Young leaves, flower buds and petals of daisies have a pleasantly sour taste and can be added to salads.

Medicinal uses

Daisy flowers and leaves be taken internally for coughs and catarrh and externally for ruptures, varicose veins, minor wounds, and sore/watery eyes. They are used in homeopathy as a treatment for deep bruising.

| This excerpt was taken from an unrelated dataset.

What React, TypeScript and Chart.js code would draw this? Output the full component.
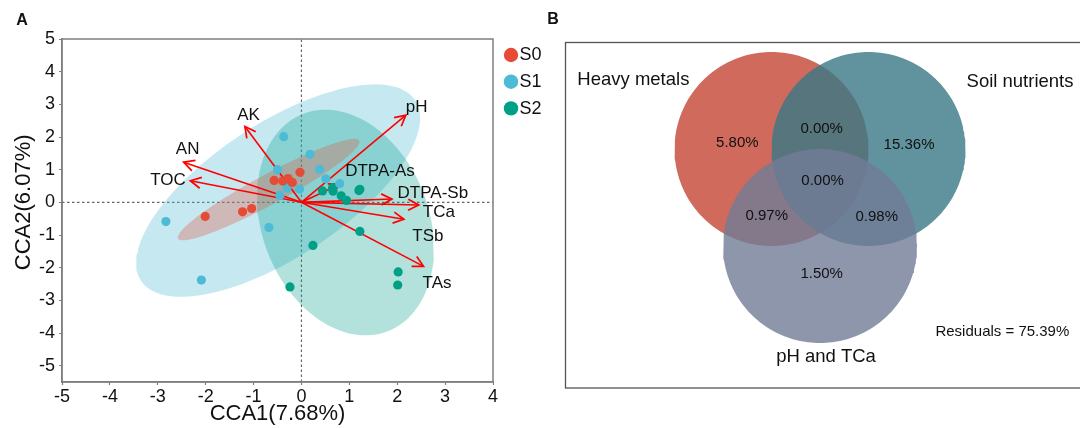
import React, { useEffect, useRef } from 'react';
import { Chart, registerables } from 'chart.js';
Chart.register(...registerables);

const FONT = "'Liberation Sans', Arial, Helvetica, sans-serif";

// ---------- Panel A data ----------
const groups = ['S0', 'S1', 'S2'];
const groupColors = ['#E64B35', '#4DBBD5', '#00A087'];
const ellipseFills = ['rgba(230,75,53,0.30)', 'rgba(77,187,213,0.32)', 'rgba(0,160,135,0.30)'];

const s0X = [-0.03, -0.57, -0.39, -0.28, -0.19, -2.01, -1.23, -1.04];
const s0Y = [0.92, 0.67, 0.65, 0.73, 0.61, -0.43, -0.29, -0.19];
const s1X = [-0.37, 0.18, 0.38, -0.50, 0.51, 0.80, -0.30, -0.04, -0.45, -2.83, -0.68, -2.09];
const s1Y = [2.01, 1.47, 1.01, 1.00, 0.72, 0.57, 0.44, 0.40, 0.21, -0.59, -0.77, -2.38];
const s2X = [0.44, 0.65, 0.66, 0.83, 0.94, 1.20, 1.22, 1.22, 0.24, -0.24, 2.02, 2.01];
const s2Y = [0.35, 0.45, 0.34, 0.20, 0.06, 0.36, 0.40, -0.89, -1.32, -2.59, -2.13, -2.53];
const groupX = [s0X, s1X, s2X];
const groupY = [s0Y, s1Y, s2Y];

// confidence ellipses: centre and two conjugate semi-diameters (data units)
const ellipseCX = [-0.685, -0.487, 0.92];
const ellipseCY = [0.39, 0.361, -0.618];
const ellipseUX = [1.893, 2.165, 1.80];
const ellipseUY = [1.50, 0, 0];
const ellipseVX = [0.148, -2.027, 0.418];
const ellipseVY = [-0.404, -3.251, -3.453];

const envVars = ['AK', 'AN', 'TOC', 'pH', 'DTPA-As', 'DTPA-Sb', 'TCa', 'TSb', 'TAs'];
const envX = [-1.18, -2.46, -2.32, 2.18, 0.80, 1.89, 2.45, 2.14, 2.55];
const envY = [2.32, 1.23, 0.66, 2.67, 0.55, 0.10, -0.08, -0.52, -1.96];

const xTicks = [-5, -4, -3, -2, -1, 0, 1, 2, 3, 4];
const yTicks = [-5, -4, -3, -2, -1, 0, 1, 2, 3, 4, 5];
const xRange = [-5, 4];
const yRange = [-5.5, 5];
const xTitle = 'CCA1(7.68%)';
const yTitle = 'CCA2(6.07%)';

// ---------- Panel B data ----------
const vennSets = ['Heavy metals', 'Soil nutrients', 'pH and TCa'];
const vennCX = [-0.5, 0.5, 0];
const vennCY = [0.5, 0.5, -0.5];
const vennR = [1, 1, 1];
const vennFills = ['rgba(195,69,51,0.80)', 'rgba(56,120,134,0.80)', 'rgba(114,124,151,0.80)'];
const vennRegionLabels = ['5.80%', '0.00%', '15.36%', '0.00%', '0.97%', '0.98%', '1.50%'];
const vennRegionX = [-0.852, 0.017, 0.918, 0.027, -0.549, 0.585, 0.017];
const vennRegionY = [0.559, 0.706, 0.541, 0.170, -0.191, -0.204, -0.792];
const vennSetLabelX = [-1.924, 2.062, 0.062];
const vennSetLabelY = [1.211, 1.188, -1.647];
const residualText = 'Residuals = 75.39%';
const residualX = 1.88;
const residualY = -1.386;

// label offsets (px) relative to arrow tips
const LABEL_OFFSETS: Record<string, { dx: number; dy: number; align: CanvasTextAlign }> = {
  AK: { dx: 3.6, dy: -11, align: 'center' },
  AN: { dx: 4, dy: -13, align: 'center' },
  TOC: { dx: -4.5, dy: 0, align: 'right' },
  pH: { dx: 0, dy: -8, align: 'left' },
  'DTPA-As': { dx: 5.4, dy: -12.6, align: 'left' },
  'DTPA-Sb': { dx: 5.6, dy: -5.7, align: 'left' },
  TCa: { dx: 4, dy: 7.8, align: 'left' },
  TSb: { dx: 8.4, dy: 16.7, align: 'left' },
  TAs: { dx: -1, dy: 17, align: 'left' },
};

function ellipsePts(i: number) {
  const pts: { x: number; y: number }[] = [];
  const N = 160;
  for (let k = 0; k <= N; k++) {
    const t = (k / N) * Math.PI * 2;
    pts.push({
      x: ellipseCX[i] + ellipseUX[i] * Math.cos(t) + ellipseVX[i] * Math.sin(t),
      y: ellipseCY[i] + ellipseUY[i] * Math.cos(t) + ellipseVY[i] * Math.sin(t),
    });
  }
  return pts;
}

function circlePts(i: number) {
  const pts: { x: number; y: number }[] = [];
  const N = 200;
  for (let k = 0; k <= N; k++) {
    const t = (k / N) * Math.PI * 2;
    pts.push({ x: vennCX[i] + vennR[i] * Math.cos(t), y: vennCY[i] + vennR[i] * Math.sin(t) });
  }
  return pts;
}

const AXIS_GREY = '#7f7f7f';
const A_WIDTH = 556;

function buildConfigA(): any {
  const datasets: any[] = [];
  // zero reference lines
  datasets.push({
    type: 'line', data: [{ x: xRange[0], y: 0 }, { x: xRange[1], y: 0 }],
    borderColor: '#666', borderWidth: 1.2, borderDash: [2.5, 2.5], pointRadius: 0, fill: false, order: 10,
  });
  datasets.push({
    type: 'line', data: [{ x: 0, y: yRange[0] }, { x: 0, y: yRange[1] }],
    borderColor: '#666', borderWidth: 1.2, borderDash: [2.5, 2.5], pointRadius: 0, fill: false, order: 10,
  });
  // ellipses: S1 bottom, S2, S0 top
  const ellOrder = [5, 7, 6];
  groups.forEach((g, i) => {
    datasets.push({
      type: 'line', label: g + ' ellipse', data: ellipsePts(i), fill: 'shape',
      backgroundColor: ellipseFills[i], borderColor: 'rgba(0,0,0,0)', borderWidth: 0,
      pointRadius: 0, tension: 0, order: ellOrder[i],
    });
  });
  // arrows (shafts)
  const arrowStart = datasets.length;
  envVars.forEach((v, i) => {
    datasets.push({
      type: 'line', label: v, data: [{ x: 0, y: 0 }, { x: envX[i], y: envY[i] }],
      borderColor: '#ff0000', borderWidth: 1.6, pointRadius: 0, fill: false, order: 2,
    });
  });
  // sample points
  groups.forEach((g, i) => {
    datasets.push({
      type: 'scatter', label: g,
      data: groupX[i].map((x, k) => ({ x, y: groupY[i][k] })),
      backgroundColor: groupColors[i], borderWidth: 0, pointRadius: 4.6, pointHoverRadius: 4.6, order: 1,
    });
  });

  const plugin = {
    id: 'panelA',
    afterDatasetDraw(chart: any, args: any) {
      const i = args.index - arrowStart;
      if (i < 0 || i >= envVars.length) return;
      const { ctx, scales } = chart;
      const xs = scales.x, ys = scales.y;
      const x0 = xs.getPixelForValue(0), y0 = ys.getPixelForValue(0);
      const x1 = xs.getPixelForValue(envX[i]), y1 = ys.getPixelForValue(envY[i]);
      const ang = Math.atan2(y1 - y0, x1 - x0);
      const L = 12, a = Math.PI / 6.5;
      ctx.save();
      ctx.strokeStyle = '#ff0000';
      ctx.lineWidth = 1.7;
      ctx.beginPath();
      ctx.moveTo(x1 - L * Math.cos(ang - a), y1 - L * Math.sin(ang - a));
      ctx.lineTo(x1, y1);
      ctx.lineTo(x1 - L * Math.cos(ang + a), y1 - L * Math.sin(ang + a));
      ctx.stroke();
      ctx.restore();
    },
    afterDatasetsDraw(chart: any) {
      const { ctx, scales } = chart;
      const xs = scales.x, ys = scales.y;
      ctx.save();
      ctx.fillStyle = '#111';
      ctx.font = `17px ${FONT}`;
      ctx.textBaseline = 'middle';
      envVars.forEach((name, i) => {
        const x1 = xs.getPixelForValue(envX[i]), y1 = ys.getPixelForValue(envY[i]);
        const off = LABEL_OFFSETS[name];
        ctx.textAlign = off.align;
        ctx.fillText(name, x1 + off.dx, y1 + off.dy);
      });
      ctx.restore();
    },
    afterDraw(chart: any) {
      const { ctx, chartArea } = chart;
      ctx.save();
      ctx.strokeStyle = AXIS_GREY;
      ctx.lineWidth = 1.5;
      ctx.strokeRect(chartArea.left, chartArea.top, chartArea.right - chartArea.left, chartArea.bottom - chartArea.top);
      // axis titles
      ctx.fillStyle = '#111';
      ctx.font = `22px ${FONT}`;
      ctx.textAlign = 'center';
      ctx.textBaseline = 'middle';
      ctx.fillText(xTitle, (chartArea.left + chartArea.right) / 2, 414);
      ctx.save();
      ctx.translate(23.5, chart.scales.y.getPixelForValue(0));
      ctx.rotate(-Math.PI / 2);
      ctx.fillText(yTitle, 0, 0);
      ctx.restore();
      // legend
      ctx.font = `18px ${FONT}`;
      ctx.textAlign = 'left';
      groups.forEach((g, i) => {
        const cy = 55 + i * 26.7;
        ctx.fillStyle = groupColors[i];
        ctx.beginPath();
        ctx.arc(511, cy, 7.2, 0, Math.PI * 2);
        ctx.fill();
        ctx.fillStyle = '#111';
        ctx.fillText(g, 519.5, cy + 0.5);
      });
      // panel letter
      ctx.font = `bold 16px ${FONT}`;
      ctx.textAlign = 'center';
      ctx.fillText('A', 22, 21);
      ctx.restore();
    },
  };

  return {
    type: 'scatter',
    data: { datasets },
    options: {
      animation: false,
      responsive: false,
      devicePixelRatio: 1,
      events: [],
      layout: { padding: { left: 0, right: A_WIDTH - 493, top: 39, bottom: 0 } },
      plugins: { legend: { display: false }, tooltip: { enabled: false } },
      scales: {
        x: {
          type: 'linear', min: xRange[0], max: xRange[1],
          afterBuildTicks: (s: any) => { s.ticks = xTicks.map((v) => ({ value: v })); },
          afterFit: (s: any) => { s.height = 46; },
          ticks: { font: { size: 18, family: FONT }, color: '#111', padding: 1, callback: (v: any) => String(v), maxRotation: 0, autoSkip: false },
          grid: { drawOnChartArea: false, drawTicks: true, tickLength: 3, tickColor: AXIS_GREY, tickWidth: 1.2 },
          border: { display: true, color: AXIS_GREY, width: 1.5 },
        },
        y: {
          type: 'linear', min: yRange[0], max: yRange[1],
          afterBuildTicks: (s: any) => { s.ticks = yTicks.map((v) => ({ value: v })); },
          afterFit: (s: any) => { s.width = 62; },
          ticks: { font: { size: 18, family: FONT }, color: '#111', padding: 4, callback: (v: any) => String(v), autoSkip: false },
          grid: { drawOnChartArea: false, drawTicks: true, tickLength: 3, tickColor: AXIS_GREY, tickWidth: 1.2 },
          border: { display: true, color: AXIS_GREY, width: 1.5 },
        },
      },
    },
    plugins: [plugin],
  };
}

function buildConfigB(): any {
  const order = [3, 2, 1];
  const datasets = vennSets.map((s, i) => ({
    type: 'line', label: s, data: circlePts(i), fill: 'shape',
    backgroundColor: vennFills[i], borderColor: 'rgba(0,0,0,0)', borderWidth: 0,
    pointRadius: 0, tension: 0, order: order[i],
  }));
  const unit = 97;
  const cxPx = 280; // canvas px of venn x = 0
  const cyPx = 197.5; // canvas px of venn y = 0
  const plugin = {
    id: 'panelB',
    afterDraw(chart: any) {
      const { ctx, scales } = chart;
      const xs = scales.x, ys = scales.y;
      ctx.save();
      ctx.strokeStyle = '#555';
      ctx.lineWidth = 1.3;
      ctx.strokeRect(25.5, 42.5, 600, 345.5);
      ctx.fillStyle = '#111';
      ctx.textAlign = 'center';
      ctx.textBaseline = 'middle';
      ctx.font = `15px ${FONT}`;
      vennRegionLabels.forEach((t, i) => {
        ctx.fillText(t, xs.getPixelForValue(vennRegionX[i]), ys.getPixelForValue(vennRegionY[i]));
      });
      ctx.font = `18.5px ${FONT}`;
      vennSets.forEach((s, i) => {
        ctx.fillText(s, xs.getPixelForValue(vennSetLabelX[i]), ys.getPixelForValue(vennSetLabelY[i]));
      });
      ctx.font = `15px ${FONT}`;
      ctx.fillText(residualText, xs.getPixelForValue(residualX), ys.getPixelForValue(residualY));
      ctx.font = `bold 16px ${FONT}`;
      ctx.fillText('B', 13, 20);
      ctx.restore();
    },
  };
  return {
    type: 'scatter',
    data: { datasets },
    options: {
      animation: false,
      responsive: false,
      devicePixelRatio: 1,
      events: [],
      layout: { padding: 0 },
      plugins: { legend: { display: false }, tooltip: { enabled: false } },
      scales: {
        x: { type: 'linear', display: false, min: -cxPx / unit, max: (540 - cxPx) / unit },
        y: { type: 'linear', display: false, min: -(428 - cyPx) / unit, max: cyPx / unit },
      },
    },
    plugins: [plugin],
  };
}

export default function App() {
  const refA = useRef<HTMLCanvasElement>(null);
  const refB = useRef<HTMLCanvasElement>(null);
  useEffect(() => {
    Chart.defaults.font.family = FONT;
    const a = new Chart(refA.current as HTMLCanvasElement, buildConfigA());
    const b = new Chart(refB.current as HTMLCanvasElement, buildConfigB());
    return () => {
      a.destroy();
      b.destroy();
    };
  }, []);
  return (
    <div style={{ position: 'absolute', left: 0, top: 0, width: 1080, height: 428, background: '#fff', overflow: 'hidden' }}>
      <canvas ref={refA} width={A_WIDTH} height={428} style={{ position: 'absolute', left: 0, top: 0, width: A_WIDTH, height: 428 }} />
      <canvas ref={refB} width={540} height={428} style={{ position: 'absolute', left: 540, top: 0, width: 540, height: 428 }} />
    </div>
  );
}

The daisy has also been investigated for possible use in HIV treatment.

Other uses

While a nuisance in the garden daisies are very pretty and surely the world would be a drearier place if we couldn’t make daisy chains?!

Ground elder

Aegopodium podagraria is a real problem in beds and borders, where its rhizomes entwine with other plants. But it does have its uses.

Culinary uses

Young leaves of ground elder can be used in salads and soups, and as a vegetable.

Medicinal uses

It is believed that ground elder was introduced into the British Isles in medieval times when it was cultivated in monasteries for medicinal use. It is dedicated to St Gerard , who was invoked to cure gout (‘herb Gerard’ is another name for ground elder).

Ground elder is used as a mild sedative with diuretic and anti-inflammatory effects. It can be taken internally (dried and used in infusions) to treat gout and sciatica. Externally it can be used to treat haemorrhoids, gout, stings and burns. It is also used in homeopathy to treat arthritis and rheumatism.